Gubba Kiran, CEO, Gubba Cold Storage
Cold chain sector faces challenges such as inadequate infrastructure, insufficient cold storage, shortage of refrigerated trucks, and inefficient transport network. Addressing these issues requires a multi-faceted approach. PPP can mobilise resources for modern facilities and trucks. Government incentives such as grants, subsidies, and tax breaks can spur private investment. Developing dedicated freight corridors and intermodal transport solutions can optimise transportation. PMGS and NLP offer an integrated planning framework to reduce bottlenecks.”

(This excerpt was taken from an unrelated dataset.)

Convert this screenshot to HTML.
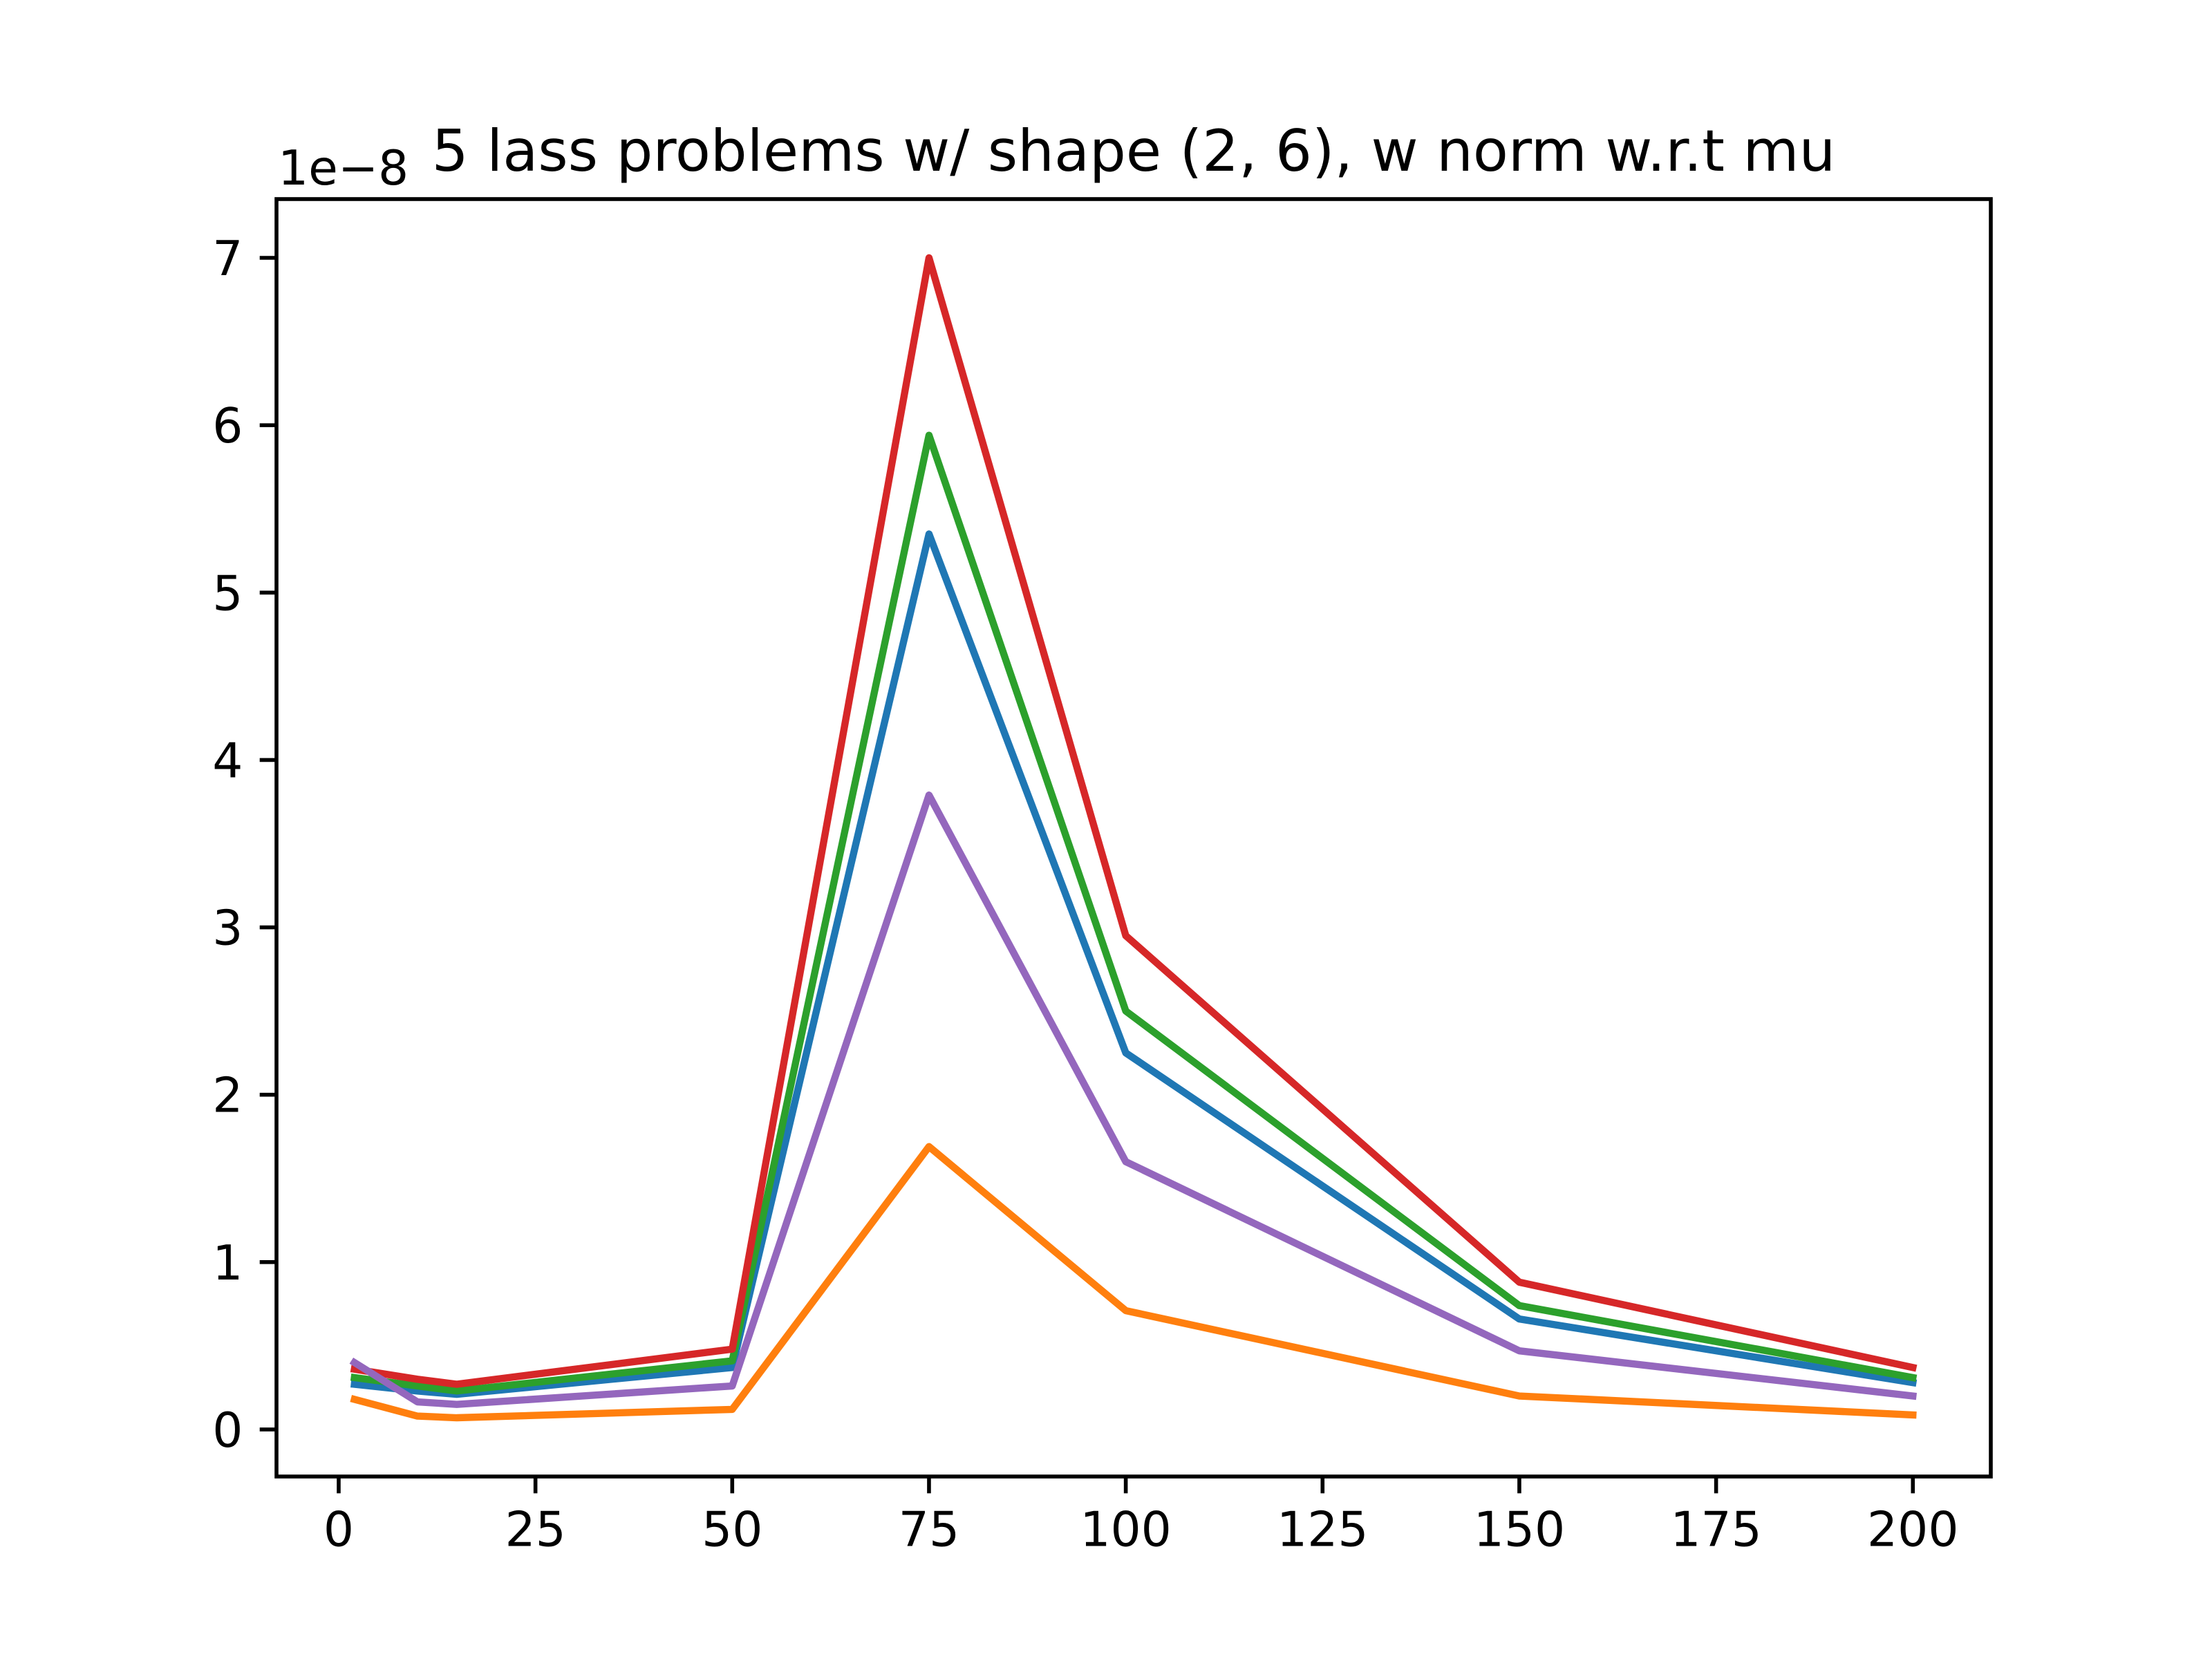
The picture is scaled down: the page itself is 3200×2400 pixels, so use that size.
<!DOCTYPE html>
<html><head><meta charset="utf-8"><style>html,body{margin:0;padding:0;background:#fff}svg{display:block}</style></head>
<body>
<svg id="chart" xmlns="http://www.w3.org/2000/svg" width="3200" height="2400" viewBox="0 0 3200 2400" font-family="'DejaVu Sans','Liberation Sans',sans-serif">
<rect width="3200" height="2400" fill="#fff"/>
<text x="1640" y="247" font-size="83.3" text-anchor="middle" fill="#000">5 lass problems w/ shape (2, 6), w norm w.r.t mu</text>
<text x="402" y="267" font-size="69.4" fill="#000">1e−8</text>
<g id="marks"></g>
<g id="axes"></g>
</svg>
<script>
const xValues = [2, 10, 15, 50, 75, 100, 150, 200];
const seriesBlue = [0.27, 0.23, 0.21, 0.37, 5.35, 2.25, 0.66, 0.28];
const seriesOrange = [0.18, 0.08, 0.07, 0.12, 1.69, 0.71, 0.20, 0.087];
const seriesGreen = [0.31, 0.26, 0.23, 0.41, 5.94, 2.50, 0.74, 0.31];
const seriesRed = [0.36, 0.30, 0.27, 0.48, 7.0, 2.95, 0.88, 0.37];
const seriesPurple = [0.40, 0.165, 0.15, 0.26, 3.79, 1.60, 0.47, 0.20];
const xTicks = [0, 25, 50, 75, 100, 125, 150, 175, 200];
const yTicks = [0, 1, 2, 3, 4, 5, 6, 7];

const L = 400, R = 2880, T = 288, B = 2136;
const xmin = -7.9, xmax = 209.9, ymin = -0.281, ymax = 7.351;
const sx = v => L + (v - xmin) / (xmax - xmin) * (R - L);
const sy = v => B - (v - ymin) / (ymax - ymin) * (B - T);
const NS = "http://www.w3.org/2000/svg";
const marks = document.getElementById('marks');
const axes = document.getElementById('axes');

const series = [
  ['series-blue', seriesBlue, '#1f77b4'],
  ['series-orange', seriesOrange, '#ff7f0e'],
  ['series-green', seriesGreen, '#2ca02c'],
  ['series-red', seriesRed, '#d62728'],
  ['series-purple', seriesPurple, '#9467bd']
];
series.forEach(([name, vals, color]) => {
  const p = document.createElementNS(NS, 'polyline');
  p.setAttribute('points', vals.map((v, i) => sx(xValues[i]) + ',' + sy(v)).join(' '));
  p.setAttribute('fill', 'none');
  p.setAttribute('stroke', color);
  p.setAttribute('stroke-width', '10.4');
  p.setAttribute('stroke-linecap', 'square');
  p.setAttribute('stroke-linejoin', 'round');
  
  
  marks.appendChild(p);
});

const frame = document.createElementNS(NS, 'rect');
frame.setAttribute('x', L); frame.setAttribute('y', T);
frame.setAttribute('width', R - L); frame.setAttribute('height', B - T);
frame.setAttribute('fill', 'none'); frame.setAttribute('stroke', '#000');
frame.setAttribute('stroke-width', '5.6');


axes.appendChild(frame);

xTicks.forEach(t => {
  const x = sx(t);
  const ln = document.createElementNS(NS, 'line');
  ln.setAttribute('x1', x); ln.setAttribute('x2', x);
  ln.setAttribute('y1', B); ln.setAttribute('y2', B + 24.3);
  ln.setAttribute('stroke', '#000'); ln.setAttribute('stroke-width', '5.6');
  
  
  axes.appendChild(ln);
  const tx = document.createElementNS(NS, 'text');
  tx.setAttribute('x', x); tx.setAttribute('y', B + 48.6 + 52);
  tx.setAttribute('font-size', '69.4'); tx.setAttribute('text-anchor', 'middle');
  tx.textContent = t;
  
  
  axes.appendChild(tx);
});
yTicks.forEach(t => {
  const y = sy(t);
  const ln = document.createElementNS(NS, 'line');
  ln.setAttribute('x1', L - 24.3); ln.setAttribute('x2', L);
  ln.setAttribute('y1', y); ln.setAttribute('y2', y);
  ln.setAttribute('stroke', '#000'); ln.setAttribute('stroke-width', '5.6');
  
  
  axes.appendChild(ln);
  const tx = document.createElementNS(NS, 'text');
  tx.setAttribute('x', L - 48.6); tx.setAttribute('y', y + 25);
  tx.setAttribute('font-size', '69.4'); tx.setAttribute('text-anchor', 'end');
  tx.textContent = t;
  
  
  axes.appendChild(tx);
});
</script>
</body></html>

Lack of infrastructure is the main hurdle

Arnab Bhattacharya, Country Manager, India for UPS Healthcare
In the pharmaceutical sector, cold chain transportation has a fair share of challenges. One of the key ones is maintaining a constant temperature throughout the transport process. Any changes can lead to losses. Infrastructure is another hurdle where there is often a lack of proper cold storage facilities and reliable power supply. Regulatory compliance presents difficulties due to varying standards across regions. This requires proactive approach and investment as each nation has its own set of rules. Other concerns include risk of contamination during transit, logistical complexities, high operational and high costs, and shortage of skilled workforce.”

Powering with solar energy to reduce CO2 footprint

Anoop Chauhan, Vice President, Contract Logistics & Cold Chain, Subcontinent, DP World
Cold chain logistics demands energy consumption, resulting in an increased carbon footprint. In line with our commitment to environmental sustainability, we are implementing greener practices across our warehouses. Our goal is to meet cent per cent of our energy needs through solar power, reducing our carbon footprint and contributing to a sustainable future. We hold key licenses, including FSSAI, Food and Drug Administration, and Good Distribution Practices, enabling us to handle goods in the FMCG and pharma sectors. DP World has Transported Asset Protection Association certification to ensure protection throughout the supply chain.

Absence of cold storage damages perishables

Surendra Bhatia, SVP, Global Airfreight, Freight Systems
India’s cold chain transport sector must contend with issues with infrastructure, fragmentation, and regulations. Addressing these issues and upholding the sector’s growth will necessitate investment, technological advancements, and policy support. With small enterprises and dearth of uniform standards, the cold chain logistics sector remains highly fragmented. The quality and safety of perishables are compromised by an absence of cold storage and transportation infrastructure. Govt initiatives as PMGS and NLP promote use of technologies to improve logistics management and attempt to simplify logistics rules.